Standard & Poor’s Tuesday evening slashed Ambac Assurance Corp.’s financial-strength rating to junk, saying assumed losses on insured mortgage bonds could wipe out the company’s equity.

Ambac’s rating was cut to CC with a developing outlook from BBB, where it had been on negative credit watch.

Standard & Poor’s also cut the counterparty rating on Ambac Financial Group Inc. to CC, with a negative outlook, from BB.

Ambac at the end of March reported policyholders’ surplus — or assets in excess of liabilities — of $373 million.

Though $1.18 billion weaker than it was just three months earlier, this was still in compliance with regulatory requirements for policyholders’ surplus.

Standard & Poor’s wrote Tuesday that it is concerned that “significant deterioration” in Ambac’s book of insured residential mortgage-backed bonds could push the policyholders’ surplus below zero.

When insurers estimate losses on policies, they have to reserve money to pay claims.
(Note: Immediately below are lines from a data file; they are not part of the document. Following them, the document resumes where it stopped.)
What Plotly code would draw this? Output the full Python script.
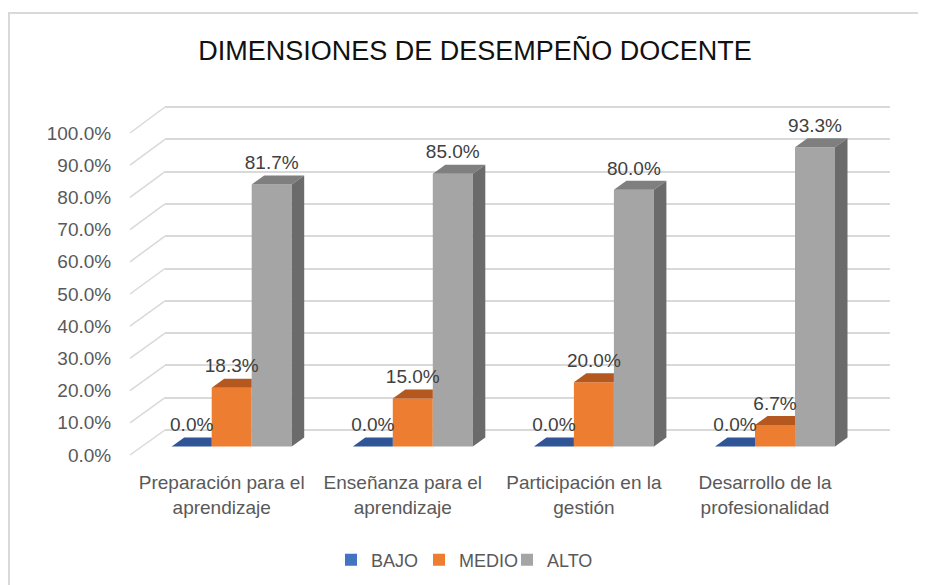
import plotly.graph_objects as go

# ---------------- data ----------------
categories = ["Preparación para el<br>aprendizaje", "Enseñanza para el<br>aprendizaje",
              "Participación en la<br>gestión", "Desarrollo de la<br>profesionalidad"]
series_names = ["BAJO", "MEDIO", "ALTO"]
bajo = [0.0, 0.0, 0.0, 0.0]
medio = [18.3, 15.0, 20.0, 6.7]
alto = [81.7, 85.0, 80.0, 93.3]
y_ticks = [0, 10, 20, 30, 40, 50, 60, 70, 80, 90, 100]
y_tick_labels = [f"{v:.1f}%" for v in y_ticks]

# ---------------- style ----------------
front_colors = ["#4472C4", "#ED7D31", "#A5A5A5"]
top_colors = ["#2F5597", "#B4581F", "#7F7F7F"]
side_colors = ["#264478", "#A04B16", "#6B6B6B"]
grid_color = "#D9D9D9"
text_color = "#595959"
FONT = "Liberation Sans, Arial, sans-serif"

# the page body has an 8px margin: work in window pixels, convert to figure pixels
OFF = 8
W, H = 926 - OFF, 585 - OFF


def fx(p):
    return p - OFF


def fy(p):
    return p - OFF


PL, PR, PT, PB = fx(130), fx(890), fy(100), fy(460)   # plot area (figure px)
PW, PH = PR - PL, PB - PT

# bar plane projection (window px)
X0, XS = 231.7, 181.1       # pixel of category 0 and pixels per category
Y0, YS = 446.5, 3.208       # pixel of value 0 and pixels per unit
# front plane (tick labels) and back wall (grid)
FY0, FYS = 455.0, 3.22
BY0, BYS = 430.0, 3.23
BACK_DX = 35                # px shift of back wall
DX_PX, DY_PX = 12.5, 9.0    # bar depth

bar_w = 40 / XS
dx = DX_PX / XS
dy = DY_PX / YS

x2_range = [(130 - X0) / XS, (890 - X0) / XS]
y2_range = [(Y0 - 460) / YS, (Y0 - 100) / YS]
y_back_range = [(BY0 - 460) / BYS, (BY0 - 100) / BYS]

fig = go.Figure()

# invisible trace to hold the back-wall grid subplot
fig.add_trace(go.Scatter(x=[0], y=[0], mode="none", showlegend=False,
                         hoverinfo="skip", xaxis="x", yaxis="y"))

series = [bajo, medio, alto]
n = len(series)
xs_idx = list(range(len(categories)))

for k, (name, vals) in enumerate(zip(series_names, series)):
    off = -1.5 * bar_w + k * bar_w
    fig.add_trace(go.Bar(
        x=xs_idx, y=vals, name=name, width=bar_w, offset=off,
        marker=dict(color=front_colors[k], line=dict(width=0)),
        xaxis="x2", yaxis="y2", hoverinfo="skip"))

for k, vals in enumerate(series):
    off = -1.5 * bar_w + k * bar_w
    nxt = series[k + 1] if k + 1 < n else None
    for i, v in enumerate(vals):
        xl = i + off
        xr = xl + bar_w
        hidden = nxt is not None and nxt[i] >= v + dy
        if hidden:
            tx = [xl, xr, xr, xl + dx, xl]
            ty = [v, v, v + dy, v + dy, v]
        else:
            tx = [xl, xr, xr + dx, xl + dx, xl]
            ty = [v, v, v + dy, v + dy, v]
        fig.add_trace(go.Scatter(x=tx, y=ty, fill="toself", fillcolor=top_colors[k],
                                 mode="lines", line=dict(width=0), showlegend=False,
                                 hoverinfo="skip", xaxis="x2", yaxis="y2"))
        if not hidden:
            sx = [xr, xr, xr + dx, xr + dx, xr]
            sy = [0, v, v + dy, dy, 0]
            fig.add_trace(go.Scatter(x=sx, y=sy, fill="toself", fillcolor=side_colors[k],
                                     mode="lines", line=dict(width=0), showlegend=False,
                                     hoverinfo="skip", xaxis="x2", yaxis="y2"))

# data labels
for k, vals in enumerate(series):
    off = -1.5 * bar_w + k * bar_w
    fig.add_trace(go.Scatter(
        x=[i + off + bar_w / 2 for i in xs_idx], y=[v + dy + 0.5 for v in vals],
        mode="text", text=[f"{v:.1f}%" for v in vals], textposition="top center",
        textfont=dict(family=FONT, size=19, color="#404040"),
        showlegend=False, hoverinfo="skip", xaxis="x2", yaxis="y2"))

# diagonals of the side wall (grid)
shapes = []
for v in y_ticks:
    y_front = (460 - (FY0 - FYS * v)) / PH
    y_back = (460 - (BY0 - BYS * v)) / PH
    shapes.append(dict(type="line", xref="paper", yref="paper", x0=0, x1=BACK_DX / PW,
                       y0=y_front, y1=y_back, line=dict(color=grid_color, width=1.5),
                       layer="below"))
# outer chart border
shapes.append(dict(type="rect", xref="paper", yref="paper",
                   x0=(9 - 130) / PW, x1=(926 + 20 - 130) / PW,
                   y0=(460 - 13) / PH, y1=(460 - 605) / PH,
                   line=dict(color=grid_color, width=2), fillcolor="rgba(0,0,0,0)",
                   layer="below"))

front_tickvals = [(Y0 - (FY0 - FYS * v)) / YS for v in y_ticks]

fig.update_layout(
    width=W, height=H,
    margin=dict(l=PL, r=W - PR, t=PT, b=H - PB, pad=0),
    paper_bgcolor="white", plot_bgcolor="rgba(0,0,0,0)",
    barmode="overlay",
    showlegend=True,
    title=dict(text="DIMENSIONES DE DESEMPEÑO DOCENTE", x=fx(475) / W, xref="container",
               xanchor="center", y=1 - fy(51) / H, yref="container", yanchor="middle",
               font=dict(family=FONT, size=27, color="#111111")),
    legend=dict(orientation="h", x=fx(463) / W, xref="container", xanchor="center",
                y=1 - fy(560) / H, yref="container", yanchor="middle",
                font=dict(family=FONT, size=18, color=text_color),
                entrywidth=43, entrywidthmode="pixels", itemwidth=30,
                traceorder="normal", bgcolor="rgba(0,0,0,0)"),
    xaxis=dict(domain=[BACK_DX / PW, 1], range=[0, 1], showgrid=False, zeroline=False,
               showticklabels=False, showline=False, fixedrange=True),
    yaxis=dict(domain=[0, 1], range=y_back_range, tickvals=y_ticks, showgrid=True,
               gridcolor=grid_color, gridwidth=1.5, zeroline=False, showticklabels=False,
               showline=False, fixedrange=True),
    xaxis2=dict(domain=[0, 1], range=x2_range, anchor="y2", tickmode="array",
                tickvals=[i - 10 / XS for i in xs_idx], ticktext=categories,
                showgrid=False, zeroline=False, showline=False,
                ticks="outside", ticklen=5, tickcolor="rgba(0,0,0,0)",
                tickfont=dict(family=FONT, size=19, color=text_color), fixedrange=True),
    yaxis2=dict(domain=[0, 1], range=y2_range, anchor="x2", tickmode="array",
                tickvals=front_tickvals, ticktext=y_tick_labels,
                showgrid=False, zeroline=False, showline=False,
                ticks="outside", ticklen=14, tickcolor="rgba(0,0,0,0)",
                tickfont=dict(family=FONT, size=19, color=text_color), fixedrange=True),
    shapes=shapes,
)

fig.write_html("out.html")
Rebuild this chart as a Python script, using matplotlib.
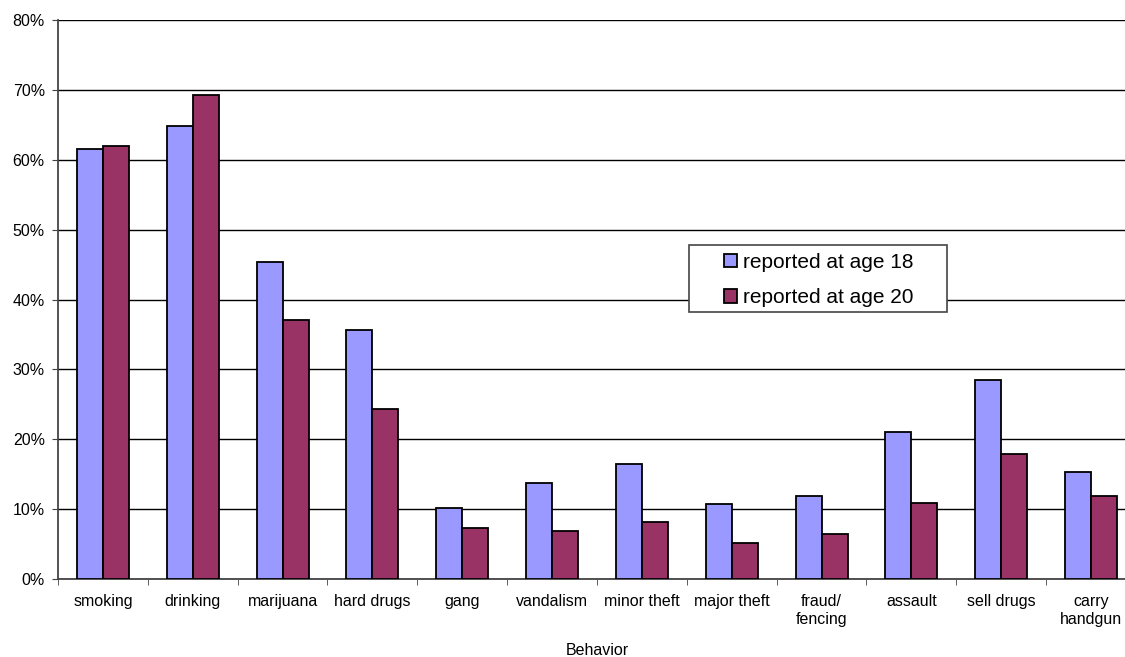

Those reserves sap money from assets, thus siphoning money from the policyholders’ surplus.

Ambac on Monday said it expects $1.6 billion in impairments to collateralized debt obligations composed of asset-backed securities and increased loss reserves of $800 million.

The result, Standard & Poor’s said, could be negative policyholders’ surplus as of the quarter that ended June 30.

Ambac insures $413.3 billion of debt, including $231.9 billion in municipal bonds.

Standard & Poor’s is concerned about losses in the $7 billion of subprime bonds insured by Ambac.

About a month ago, Standard & Poor’s downgraded Ambac to BBB from A, saying the company was effectively in run-off — meaning not writing new business and staying alive only to collect premiums and pay claims on existing policies.

That downgrade came shortly after Ambac delayed indefinitely the launch of Everspan Financial Guaranty Corp., which it had planned to be a muni-only bond insurer. The company had trouble raising enough capital to split the municipal insurance book into the new subsidary.

Like most of the other bond insurers, loss assumptions on structured finance deals have wreaked havoc on Ambac’s entire business, including the relatively stable public finance insurance business.

Ambac’s stock, which slipped 12 cents Tuesday, sank an additional 3 cents in after-hours trading to 80 cents. The stock had peaked at $96.10 in May 2007.